Autobiographical That Is an Insightful Elaboration of Student's Lifespan Development
Autobiographical of Jensen Dillon
I see myself as a very secure person from a psychological point-of-view, and also as a loyal, outgoing, and compassionate person. I grew up in the country, surrounded by family and horses. The Christian values I was brought up with ensured me a strong set of ethics, morals, and values that I try to follow in most situations I encounter.
I was born on September 11th 1980 in Dunedin, Florida, to Dave and Sandi Dillon. My mother, Sandi Dillon, was adopted when she was a baby. Her adoptive family ensured that she completely felt their emotional warmth, encouraging her proper psychological, social, and professional development. She is a high school teacher, which influenced my education. My father, Dave Dillon, grew up in an Air Force family. He also followed a military career, which influenced the way in which I was raised as a child.
In Stage 1 of the psychosocial development, the individual learns what it means to trust or to distrust the members of his family and the people he comes into contact. At a subconscious level, the fact that my family ensured that my basic needs are satisfied determined me to know that I can trust them.
In Stage 2 the individual is more active, is curious, and wants to get involved in numerous activities, some of them not being suitable for the child. At this age I was very curious and interested in both theoretical and practical things. I enjoyed learning about animals, playing games intended to develop the child's intelligence. I also liked playing with real animals, which was quite dangerous, given the fact that the main animals near our house were horses. I was a very active child, I rarely slept, I was difficult to be fed, and I was very moody. Basically, it was difficult for me to accept I was not allowed to do something.
In Stage 3 the individual becomes even more curious and wants to manipulate objects. As my curiosity increased at this age, I was interested in manipulating both people and objects. I did not like to be forbidden to do something. I liked spending time at the stables and learning about horses, observing them, watching employees train them, feed them, and take care of them. At some level, I understood that although horses are big, strong animals, they are also sensitive and need special care.
In Stage 4 the individual starts to develop an interest in certain activities, discover hobbies, develops interests in music, movies, fashion, and starts making friends. During this stage my interest in horses became very important. I was allowed to ride them and to participate in other activities that involved horses. Therefore, I learned that horses are extremely loyal animals, they are protective and helpful in many situations. This is when I understood that these characteristics must be expressed by people to their peers.
In Stage 5 the individual experiences adolescence. This is probably the most confusing period of the individual's life. I was very moody during this period and I engaged in arguments with my family and my friends. Given the fact that my upbringing was somewhat strict, at the age of 18 I decided I wanted to take control of my freedom and started to do things that I pknew others would not approve of. This is why I decided to get married at this age, although I was advised to do otherwise. It seems that my decision was not a correct one, since we divorced when I was 21 years old.

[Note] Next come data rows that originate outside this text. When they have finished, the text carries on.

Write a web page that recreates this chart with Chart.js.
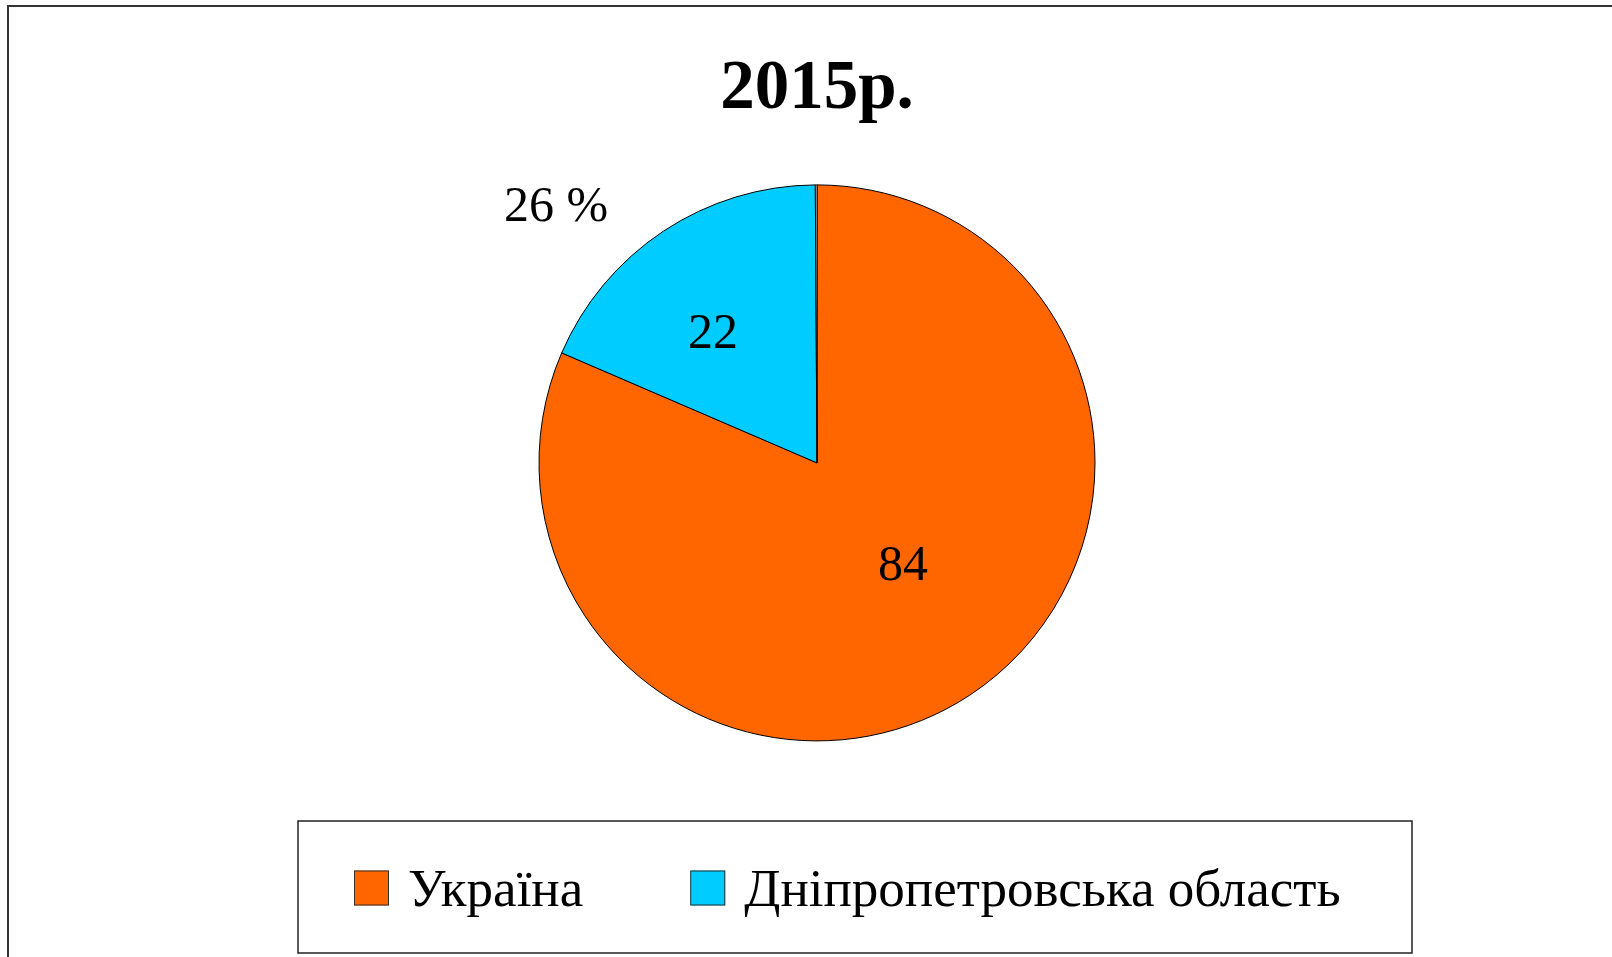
<!DOCTYPE html>
<html>
<head>
<meta charset="utf-8">
<script src="https://cdn.jsdelivr.net/npm/chart.js@4/dist/chart.umd.min.js"></script>
<style>
  html, body { margin: 0; padding: 0; background: #fff; }
  #wrap { position: absolute; left: 0; top: 0; width: 1612px; height: 957px; }
</style>
</head>
<body>
<div id="wrap"><canvas id="pieChart"></canvas></div>
<script>
// data
let categories = ['Україна', 'Дніпропетровська область', '']
let sliceShares = [84, 19, 0.1]          // slice sizes as drawn
let valueLabels = ['84', '22', '26 %']   // texts written on the slices
let sliceColors = ['#FF6600', '#00CCFF', '#FFFFFF']
let titleText = '2015р.'

const serif = "'Liberation Serif', 'Times New Roman', serif"

// outer frame of the picture (top and left edge)
const framePlugin = {
    id: 'frame',
    beforeDraw(chart) {
        const ctx = chart.ctx
        ctx.save()
        ctx.fillStyle = '#fff'
        ctx.fillRect(0, 0, chart.width, chart.height)
        ctx.strokeStyle = '#333'
        ctx.lineWidth = 2
        ctx.beginPath()
        ctx.moveTo(8, chart.height)
        ctx.lineTo(8, 6)
        ctx.lineTo(chart.width, 6)
        ctx.stroke()
        ctx.restore()
    }
}

// numbers on / next to the slices
const valueLabelPlugin = {
    id: 'valueLabels',
    afterDatasetsDraw(chart, args, opts) {
        const ctx = chart.ctx
        const arcs = chart.getDatasetMeta(0).data
        const cx = arcs[0].x, cy = arcs[0].y, r = arcs[0].outerRadius
        ctx.save()
        ctx.font = '50px ' + serif
        ctx.fillStyle = '#000'
        ctx.textAlign = 'center'
        ctx.textBaseline = 'middle'
        valueLabels.forEach(function (txt, i) {
            const off = opts.offsets[i]
            ctx.fillText(txt, cx + off[0] * r, cy + off[1] * r)
        })
        ctx.restore()
    }
}

// framed legend under the pie
const boxLegendPlugin = {
    id: 'boxLegend',
    afterDraw(chart, args, opts) {
        const ctx = chart.ctx
        const ds = chart.data.datasets[0]
        ctx.save()
        ctx.strokeStyle = '#222'
        ctx.lineWidth = 1.5
        ctx.strokeRect(opts.left, opts.top, opts.width, opts.height)
        ctx.font = opts.fontSize + 'px ' + serif
        ctx.textBaseline = 'middle'
        ctx.textAlign = 'left'
        let x = opts.left + opts.firstX
        const midY = opts.top + opts.itemY
        for (let i = 0; i < opts.count; i++) {
            ctx.fillStyle = ds.backgroundColor[i]
            ctx.fillRect(x, midY - opts.box / 2, opts.box, opts.box)
            ctx.strokeStyle = '#333'
            ctx.lineWidth = 1
            ctx.strokeRect(x + 0.5, midY - opts.box / 2 + 0.5, opts.box - 1, opts.box - 1)
            ctx.fillStyle = '#000'
            const tx = x + opts.box + opts.textGap
            ctx.fillText(chart.data.labels[i], tx, midY + opts.textDrop)
            x = tx + ctx.measureText(chart.data.labels[i]).width + opts.itemGap
        }
        ctx.restore()
    }
}

function createPie(elementID) {
    const el = document.getElementById(elementID)
    el.width = 1612
    el.height = 957
    return new Chart(el, {
        type: 'pie',
        data: {
            labels: categories,
            datasets: [{
                data: sliceShares,
                backgroundColor: sliceColors,
                borderColor: '#000',
                borderWidth: 1,
                radius: 278
            }]
        },
        options: {
            responsive: false,
            animation: false,
            layout: { padding: { top: 0, left: 22, right: 0, bottom: 197 } },
            plugins: {
                legend: { display: false },
                tooltip: { enabled: false },
                title: {
                    display: true,
                    text: titleText,
                    color: '#000',
                    font: { family: serif, size: 69, weight: 'bold', lineHeight: 1.2 },
                    padding: { top: 49, bottom: 34 }
                },
                valueLabels: {
                    offsets: [[0.309, 0.374], [-0.374, -0.46], [-0.939, -0.917]]
                },
                boxLegend: {
                    left: 298, top: 821, width: 1114, height: 132,
                    count: 2, box: 35, fontSize: 53,
                    firstX: 56, itemY: 67, textDrop: 4, textGap: 19, itemGap: 107
                }
            }
        },
        plugins: [framePlugin, valueLabelPlugin, boxLegendPlugin]
    })
}

createPie('pieChart')
</script>
</body>
</html>
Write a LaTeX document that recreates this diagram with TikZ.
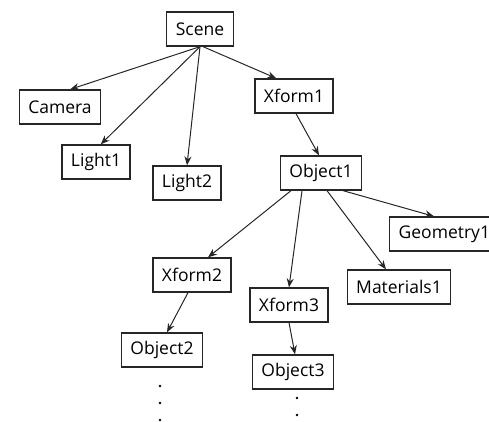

In Stage 6 the individual focuses on developing relationships and on building a career. This is the period when I realized I wanted to become a nurse. I realized that this type of job is suitable with my personality and with the fact that I want to help people in a practical way. Also during this period I met my future husband. He is also divorced, which means that we have the maturity of learning from the mistakes of our previous marriages and build a solid relationship.
In Stage 7 the individual puts his family in the center of attention. In my case, I expect to gain solid experience as a nurse by this age and benefit from suitable financial and moral rewards from my job. Also, at this age I will be focusing on my husband and on our child. My work will probably take a lot of my time and it may be stressful at some points. I may also switch careers if being a nurse will prove not to be the best career for me. I am also taking into consideration becoming a psychologist.
In Stage 8 the individual gains satisfaction from thinking about his achievements. At this age I will probably think about the little aspects of life, and worry about raising grandchildren and taking care of my family. Also at this age I expect to travel around the world and to experience new cultures.